For Washington, the episode is a reminder that basing access in Europe comes with political as well as operational conditions. During the Iran war, U.S. planners relied on a network of European and regional facilities to stage aircraft, refueling missions and logistics flows. Publicly quantifying that dependence — especially with a headline number like “500 flights” tied to a single ally — can create friction when host nations fear being singled out in public and in Tehran’s threat calculations.

Strategically, the dispute matters because it sheds light on how NATO might function in any future large‑scale confrontation with Iran or other regional powers. If allies become more cautious about public acknowledgment of basing roles, the alliance’s deterrence messaging could become more ambiguous just as adversaries seek clarity about who would be involved in a crisis. Conversely, if alliance leaders speak loosely about national contributions, they risk undermining trust with governments that must manage the political fallout at home.

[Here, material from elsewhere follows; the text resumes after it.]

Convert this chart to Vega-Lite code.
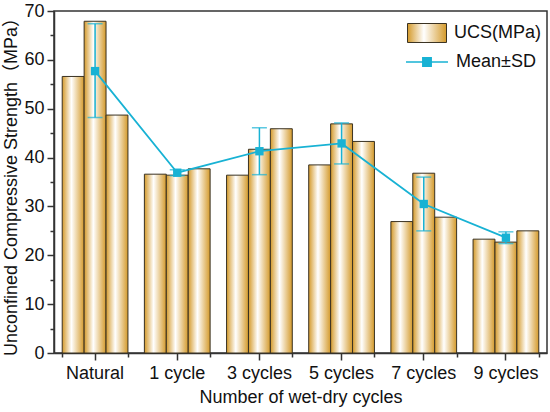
{
  "$schema": "https://vega.github.io/schema/vega-lite/v6.json",
  "width": 493,
  "height": 342,
  "autosize": {"type": "none"},
  "padding": {"left": 54, "top": 11, "right": 3, "bottom": 59},
  "datasets": {
    "bars": [
      {"cycle": "Natural", "sample": "a", "ucs": 56.6},
      {"cycle": "Natural", "sample": "b", "ucs": 67.9},
      {"cycle": "Natural", "sample": "c", "ucs": 48.7},
      {"cycle": "1 cycle", "sample": "a", "ucs": 36.6},
      {"cycle": "1 cycle", "sample": "b", "ucs": 36.4},
      {"cycle": "1 cycle", "sample": "c", "ucs": 37.7},
      {"cycle": "3 cycles", "sample": "a", "ucs": 36.4},
      {"cycle": "3 cycles", "sample": "b", "ucs": 41.7},
      {"cycle": "3 cycles", "sample": "c", "ucs": 45.9},
      {"cycle": "5 cycles", "sample": "a", "ucs": 38.5},
      {"cycle": "5 cycles", "sample": "b", "ucs": 46.9},
      {"cycle": "5 cycles", "sample": "c", "ucs": 43.3},
      {"cycle": "7 cycles", "sample": "a", "ucs": 26.9},
      {"cycle": "7 cycles", "sample": "b", "ucs": 36.8},
      {"cycle": "7 cycles", "sample": "c", "ucs": 27.8},
      {"cycle": "9 cycles", "sample": "a", "ucs": 23.3},
      {"cycle": "9 cycles", "sample": "b", "ucs": 22.7},
      {"cycle": "9 cycles", "sample": "c", "ucs": 25.0}
    ],
    "stats": [
      {"cycle": "Natural", "mean": 57.7, "lo": 48.2, "hi": 67.4},
      {"cycle": "1 cycle", "mean": 36.9, "lo": 36.3, "hi": 37.5},
      {"cycle": "3 cycles", "mean": 41.3, "lo": 36.5, "hi": 46.1},
      {"cycle": "5 cycles", "mean": 42.9, "lo": 38.7, "hi": 47.1},
      {"cycle": "7 cycles", "mean": 30.5, "lo": 25.0, "hi": 36.0},
      {"cycle": "9 cycles", "mean": 23.6, "lo": 22.4, "hi": 24.8}
    ]
  },
  "resolve": {"axis": {"x": "independent", "y": "independent"}},
  "layer": [
    {
      "data": {"name": "bars"},
      "mark": {
        "type": "bar", "stroke": "#3a3222", "strokeWidth": 1,
        "fill": {"gradient": "linear", "x1": 0, "y1": 0, "x2": 1, "y2": 0, "stops": [
          {"offset": 0, "color": "#d49a2b"},
          {"offset": 0.42, "color": "#ffffff"},
          {"offset": 1, "color": "#d49a2b"}
        ]}
      },
      "encoding": {
        "x": {
          "field": "cycle", "type": "nominal",
          "sort": ["Natural", "1 cycle", "3 cycles", "5 cycles", "7 cycles", "9 cycles"],
          "scale": {"paddingInner": 0.2, "paddingOuter": 0.1},
          "axis": {"orient": "bottom", "title": "Number of wet-dry cycles", "labelAngle": 0, "tickSize": 7, "labelPadding": 4, "titlePadding": 6}
        },
        "xOffset": {"field": "sample", "type": "nominal", "scale": {"paddingInner": 0, "paddingOuter": 0}},
        "y": {
          "field": "ucs", "type": "quantitative",
          "scale": {"domain": [0, 70], "nice": false},
          "axis": {"orient": "left", "title": "Unconfined Compressive Strength（MPa）", "values": [0, 10, 20, 30, 40, 50, 60, 70], "tickSize": 7, "labelPadding": 3, "titlePadding": 3, "grid": false}
        }
      }
    },
    {
      "data": {"name": "bars"},
      "mark": {"type": "point", "opacity": 0, "stroke": "#3a3222", "strokeWidth": 1},
      "encoding": {
        "x": {
          "field": "cycle", "type": "nominal",
          "sort": ["Natural", "1 cycle", "3 cycles", "5 cycles", "7 cycles", "9 cycles"],
          "axis": {"orient": "bottom", "title": null, "labels": false, "domain": false, "tickBand": "extent", "tickSize": 4}
        },
        "y": {
          "field": "ucs", "type": "quantitative",
          "axis": {"orient": "left", "title": null, "labels": false, "domain": false, "grid": false, "values": [5, 15, 25, 35, 45, 55, 65], "tickSize": 4}
        },
        "fill": {
          "datum": "UCS(MPa)", "type": "nominal",
          "scale": {"range": [{"expr": "{gradient: 'linear', x1: 0, y1: 0, x2: 1, y2: 0, stops: [{offset: 0, color: '#d49a2b'}, {offset: 0.42, color: '#ffffff'}, {offset: 1, color: '#d49a2b'}]}"}]},
          "legend": {
            "title": null, "orient": "none", "legendX": 353, "legendY": 2, "padding": 0,
            "symbolType": "M-1,-0.487H1V0.487H-1Z", "symbolSize": 1521,
            "symbolStrokeColor": "#3a3222", "symbolStrokeWidth": 1, "symbolOpacity": 1,
            "labelFontSize": 18, "labelOffset": 7
          }
        }
      }
    },
    {
      "data": {"name": "stats"},
      "mark": {"type": "rule", "color": "#18b2d4", "strokeWidth": 1.5},
      "encoding": {
        "x": {"field": "cycle", "type": "nominal", "sort": ["Natural", "1 cycle", "3 cycles", "5 cycles", "7 cycles", "9 cycles"], "axis": null},
        "y": {"field": "lo", "type": "quantitative", "axis": null},
        "y2": {"field": "hi"}
      }
    },
    {
      "data": {"name": "stats"},
      "mark": {"type": "tick", "color": "#18b2d4", "size": 15, "thickness": 1.5},
      "encoding": {
        "x": {"field": "cycle", "type": "nominal", "sort": ["Natural", "1 cycle", "3 cycles", "5 cycles", "7 cycles", "9 cycles"], "axis": null},
        "y": {"field": "lo", "type": "quantitative", "axis": null}
      }
    },
    {
      "data": {"name": "stats"},
      "mark": {"type": "tick", "color": "#18b2d4", "size": 15, "thickness": 1.5},
      "encoding": {
        "x": {"field": "cycle", "type": "nominal", "sort": ["Natural", "1 cycle", "3 cycles", "5 cycles", "7 cycles", "9 cycles"], "axis": null},
        "y": {"field": "hi", "type": "quantitative", "axis": null}
      }
    },
    {
      "data": {"name": "stats"},
      "mark": {"type": "line", "strokeWidth": 1.8},
      "encoding": {
        "x": {"field": "cycle", "type": "nominal", "sort": ["Natural", "1 cycle", "3 cycles", "5 cycles", "7 cycles", "9 cycles"], "axis": null},
        "y": {"field": "mean", "type": "quantitative", "axis": null},
        "stroke": {
          "datum": "Mean±SD", "type": "nominal",
          "scale": {"range": ["#18b2d4"]},
          "legend": {
            "title": null, "orient": "none", "legendX": 351, "legendY": 29, "padding": 0,
            "symbolType": "M-1,0H1M-0.2,-0.2H0.2V0.2H-0.2Z", "symbolSize": 1764,
            "symbolFillColor": "#18b2d4", "symbolStrokeWidth": 1.5,
            "labelFontSize": 18, "labelOffset": 7
          }
        }
      }
    },
    {
      "data": {"name": "stats"},
      "mark": {"type": "square", "size": 70, "color": "#18b2d4", "opacity": 1},
      "encoding": {
        "x": {"field": "cycle", "type": "nominal", "sort": ["Natural", "1 cycle", "3 cycles", "5 cycles", "7 cycles", "9 cycles"], "axis": null},
        "y": {"field": "mean", "type": "quantitative", "axis": null}
      }
    }
  ],
  "config": {
    "font": "Liberation Sans, Arial, Noto Sans CJK SC",
    "view": {"stroke": "#333333", "strokeWidth": 1.5},
    "axis": {
      "domainColor": "#333333", "domainWidth": 1.5,
      "tickColor": "#333333", "tickWidth": 1.5,
      "labelFontSize": 18, "labelColor": "#111111", "labelFont": "Liberation Sans, Arial",
      "titleFontSize": 18, "titleFontWeight": "normal", "titleColor": "#111111",
      "titleFont": "Liberation Sans, Noto Sans CJK SC"
    },
    "legend": {"labelColor": "#111111", "labelFont": "Liberation Sans, Arial"}
  }
}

In Tehran, Italy’s pushback may be noted as a sign that at least one major European NATO member is keen to emphasize limits on its involvement. Iran’s foreign‑policy establishment has long framed the conflict with the United States as also a struggle with its “European accomplices.” Any perception that those accomplices are uncomfortable with having their role publicly inflated could feed into Tehran’s efforts to split the Western front or to calibrate its own responses more selectively.

The larger lesson is that in modern coalitions, the battle over numbers and narratives is not a side show — it is part of the security architecture itself, because it shapes who will open their bases the next time things escalate.

Observers will now watch whether NATO headquarters or Rutte himself clarify the 500‑flight figure, whether Italy releases more detailed data about U.S. operations from its territory during the Iran war, and how other European hosts of U.S. forces position themselves in public. Any future parliamentary inquiries or legal challenges in Italy over the handling of base access during the conflict would further illuminate how much political risk Rome believes it ran.